Итак, Ильин жил в другое время, в другой культурной и философской среде и ощущал на себе влияние не Гегеля, Фихте или Канта, а живого своего современника, основателя и исследователя трансцендентальной феноменологии Эдмунда Гуссерля. По прошествии времени стало ясным, что и Гуссерль и Ильин были заложниками своего времени и смотрели на некоторые вещи как «очевидные» глазами своей эпохи. Примерами могут служить представление обоих о «числе», о «континууме», особенно «пространственно-временном континууме»; частое употребление неопределенного «и так далее» (in infinitum), по умолчанию или по недомыслию, как только «натурально-счетном феномене», опуская феномены более рафинированные, транс-натуральные и мн. др. Дело состояло в том, что в то время формальная логика, математика и разрабатываемая Гуссерлем феноменология как эйдическая наука, подобная вышеуказанным, были фундированными, т. е. любое суждение сводилось через конечное число шагов к суждению очевидному (непосредственному усмотрению предмета, или принятой аксиоме, или уже доказанной и усмотренной истине); другими словами, каждая новая истина эйдической науки была обоснована (фундирована), бесконечный регресс (regressus in infinitum) изначально отбрасывался,[74] т. е. «безосновные» феномены не рассматривались. В математике того времени был даже провозглашен французским математиком Пуанкаре принцип исключения порочных кругов (vicious circle principle). Однако уже начиная с 20–30-х годов XX столетия стало ясно, что в той же математической логике, теории множеств, исследовании парадоксов (логических, эпистемологических), теории графов, компьютерных науках, теории игр, лингвистике, семантике, философии языка и др. такие безосновные феномены существуют и их изучение не поддается фундированным моделям, а требует сугубо циклических моделей, безосновных моделей, которые, впрочем, оказываются на деле «фундированными на бесконечности с ее многочисленными порядковыми уровнями».

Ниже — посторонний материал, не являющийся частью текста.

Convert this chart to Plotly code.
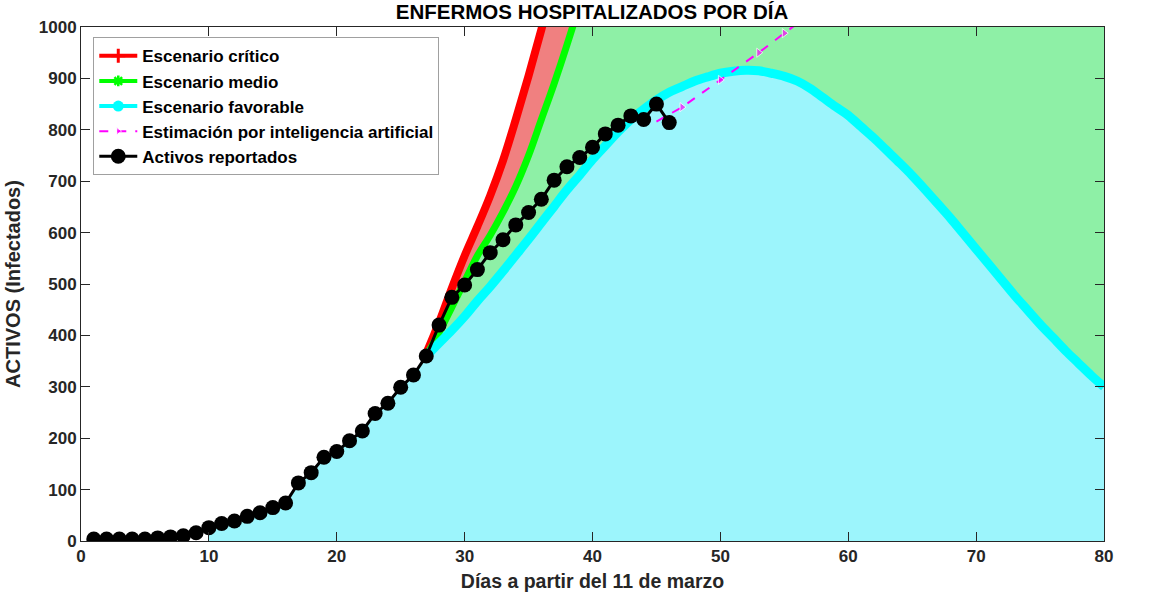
import plotly.graph_objects as go

# Datos reportados (día desde el 11 de marzo, activos)
dias_rep = list(range(1, 47))
activos_rep = [4, 4, 4, 4, 4, 6, 8, 10, 16, 26,
               34, 39, 48, 55, 65, 74, 113, 133, 163, 174,
               195, 214, 248, 268, 299, 323, 360, 420, 474, 498,
               528, 561, 586, 615, 639, 665, 702, 728, 746, 766,
               792, 809, 827, 820, 850, 814]

# Escenario crítico (lo que sale de 1000 queda fuera de la vista)
dias_crit = [27, 28, 29, 30, 31, 32, 33, 34, 35, 36, 37, 38, 40, 50, 80]
val_crit = [365, 425, 492, 555, 612, 672, 740, 820, 905, 995, 1090, 1190, 1400, 3000, 9000]

# Escenario medio
dias_medio = [27, 28, 29, 30, 31, 32, 33, 34, 35, 36, 37, 38, 39, 40, 50, 80]
val_medio = [360, 405, 455, 505, 555, 595, 640, 690, 750, 820, 890, 965, 1045, 1130, 2200, 5000]

# Escenario favorable
dias_fav = list(range(27, 81))
val_fav = [360, 385, 410, 437, 467, 495, 525, 556, 587, 619,
           651, 683, 712, 742, 769, 796, 820, 840, 858, 873,
           884, 895, 903, 910, 914, 916, 915, 910, 904, 895,
           881, 863, 845, 828, 806, 784, 760, 736, 711, 684,
           656, 628, 598, 568, 538, 508, 478, 450, 422, 396,
           370, 346, 322, 300]

# Estimación por inteligencia artificial
dias_ia = [45, 47, 50, 53, 55, 57]
val_ia = [816, 844, 897, 950, 988, 1025]

C_RED, C_GREEN, C_CYAN = "#FF0000", "#00FF00", "#00FFFF"
F_RED, F_GREEN, F_CYAN = "#F08080", "#8EF0A6", "#9CF5FC"
TXT = "#262626"
FONT = "Liberation Sans, Arial, sans-serif"

fig = go.Figure()

# áreas sombreadas (abajo de todo)
fig.add_trace(go.Scatter(x=dias_crit, y=val_crit, mode="none", fill="tozeroy",
                         line_shape="spline", fillcolor=F_RED,
                         showlegend=False, hoverinfo="skip"))
fig.add_trace(go.Scatter(x=dias_medio, y=val_medio, mode="none", fill="tozeroy",
                         line_shape="spline", fillcolor=F_GREEN,
                         showlegend=False, hoverinfo="skip"))
fav_fill_x = dias_rep[9:26] + dias_fav
fav_fill_y = activos_rep[9:26] + val_fav
fig.add_trace(go.Scatter(x=fav_fill_x, y=fav_fill_y, mode="none", fill="tozeroy",
                         fillcolor=F_CYAN, showlegend=False, hoverinfo="skip"))

# curvas de escenarios (líneas gruesas, la leyenda va aparte)
fig.add_trace(go.Scatter(x=dias_crit, y=val_crit, mode="lines", showlegend=False,
                         line=dict(color=C_RED, width=8, shape="spline")))
fig.add_trace(go.Scatter(x=dias_medio, y=val_medio, mode="lines", showlegend=False,
                         line=dict(color=C_GREEN, width=7, shape="spline")))
fig.add_trace(go.Scatter(x=dias_fav, y=val_fav, mode="lines", showlegend=False,
                         line=dict(color=C_CYAN, width=9, shape="spline")))

# entradas de leyenda
fig.add_trace(go.Scatter(
    x=[None], y=[None], name="Escenario crítico", mode="lines+markers",
    line=dict(color=C_RED, width=4),
    marker=dict(symbol="cross-thin", size=10, color=C_RED, line=dict(color=C_RED, width=3))))
fig.add_trace(go.Scatter(
    x=[None], y=[None], name="Escenario medio", mode="lines+markers",
    line=dict(color=C_GREEN, width=4),
    marker=dict(symbol="asterisk", size=9, color=C_GREEN, line=dict(color=C_GREEN, width=2.5))))
fig.add_trace(go.Scatter(
    x=[None], y=[None], name="Escenario favorable", mode="lines+markers",
    line=dict(color=C_CYAN, width=4),
    marker=dict(symbol="circle", size=11, color=C_CYAN)))

fig.add_trace(go.Scatter(
    x=dias_ia, y=val_ia, name="Estimación por inteligencia artificial", mode="lines+markers",
    line=dict(color="#FF00FF", width=2, dash="dash"),
    marker=dict(symbol="triangle-right", size=[0, 8, 8, 8, 8, 8], color="#FF00FF")))
fig.add_trace(go.Scatter(
    x=dias_rep, y=activos_rep, name="Activos reportados", mode="lines+markers",
    line=dict(color="black", width=3),
    marker=dict(symbol="circle", size=15, color="black")))

axis_common = dict(
    showgrid=False, zeroline=False, showline=True, linecolor=TXT, linewidth=1,
    mirror="ticks", ticks="inside", ticklen=9, tickcolor=TXT,
    tickfont=dict(family=FONT, size=17, color=TXT, weight="bold"),
)

fig.update_xaxes(range=[0, 80], dtick=10, **axis_common,
                 title=dict(text="Días a partir del 11 de marzo", standoff=8,
                            font=dict(family=FONT, size=19.5, color=TXT, weight="bold")))
fig.update_yaxes(range=[0, 1000], dtick=100, **axis_common,
                 title=dict(text="ACTIVOS (Infectados)", standoff=12,
                            font=dict(family=FONT, size=20, color=TXT, weight="bold")))

fig.update_layout(
    width=1153, height=600,
    margin=dict(l=81, r=49, t=27, b=59),
    plot_bgcolor="white", paper_bgcolor="white",
    title=dict(text="ENFERMOS HOSPITALIZADOS POR DÍA", x=0.5135, xanchor="center",
               y=0.993, yanchor="top",
               font=dict(family=FONT, size=20.5, color="black", weight="bold")),
    legend=dict(x=0.012, y=0.98, xanchor="left", yanchor="top",
                bgcolor="white", bordercolor="#A0A0A0", borderwidth=1,
                itemwidth=38, tracegroupgap=0,
                font=dict(family=FONT, size=17, color="black", weight="bold")),
    showlegend=True,
)

# sin margen del body para que la figura quede en la esquina de la ventana
fig.write_html("out.html", config={"displayModeBar": False},
               post_script="document.body.style.margin = '0';")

Была между философами и большая разница. Гуссерль сдержан в религиозных вопросах и подходах – был сугубо светским философом (Божество, Бог, Дух, духовность у Гуссерля встречаются крайне редко и отстраненно). Приведем несколько характерных цитат.

«Бог, субъект абсолютно совершенного познания, а тем самым и любых возможностей адекватных восприятий, будто бы естественно обладает таковыми – в чем отказано нам, существам конечным, – относительно вещи в себе самой. Однако взгляд такой противосмыслен».[75]

Здесь Бог, а точнее, его атрибут всеведение дается Гуссерлем не от себя, а от существующего (бытующего) вне его (Гуссерля) представления. Или еще в параграфе 58 Идей I, имеющем характерное для системы (учения) Гуссерля название: «Выключение трансцендентности Бога», Гуссерль вновь дает чуждое ему определение (представление) Божества как абсолютного и трансцендентного миру бытия:

«Нас в этом религиозном сознании касается сейчас лишь одно, а именно то, что, как подсказывают различные группы подобных разумных доводов в пользу существования некоторого находящегося за пределами мира “божественного” бытия, оно было бы трансцендентно не только по отношению к миру, но, очевидно, по отношению к “абсолютному” сознанию. Итак, божественное бытие было бы “абсолютнымв совершенно ином смысле, нежели абсолютность сознания, и в то же время оно было бы трансцендентным в совершенно ином смысле, нежели трансцендентность в смысле мира».[76]

И тут же Гуссерль делает радикальный вывод по отношению к указанным атрибутам Бога в своей феноменологической науке:

«Естественно, что мы распространяем нашу феноменологическую редукцию и на такое “абсолютное” и “трансцендентное”. Оно должно быть выключено из нового поля изысканий, какое предстоит нам создать, – постольку, поскольку оно должно быть полем чистого сознания».[77]

Природу человеческого сознания Гуссерль автоматически и ошибочно переносит на Бога, как будто бы «Бог» есть одно из человеческих определений:

«Подобной абсолютной и усмотрительной необходимостью связан даже Бог – как, скажем, и тем усмотрением, что 2 + 1 1 + 2».

В сноске к этому поясняет:

«Отнюдь не переводим мы весь спор в домен теологии – идея “Бог” есть необходимое пограничное понятие всех теоретико-познавательных размышлений, или же, иначе, неизбежный индекс для конструирования известных пограничных понятий, без каких не мог бы обойтись и философствующий атеист».[78]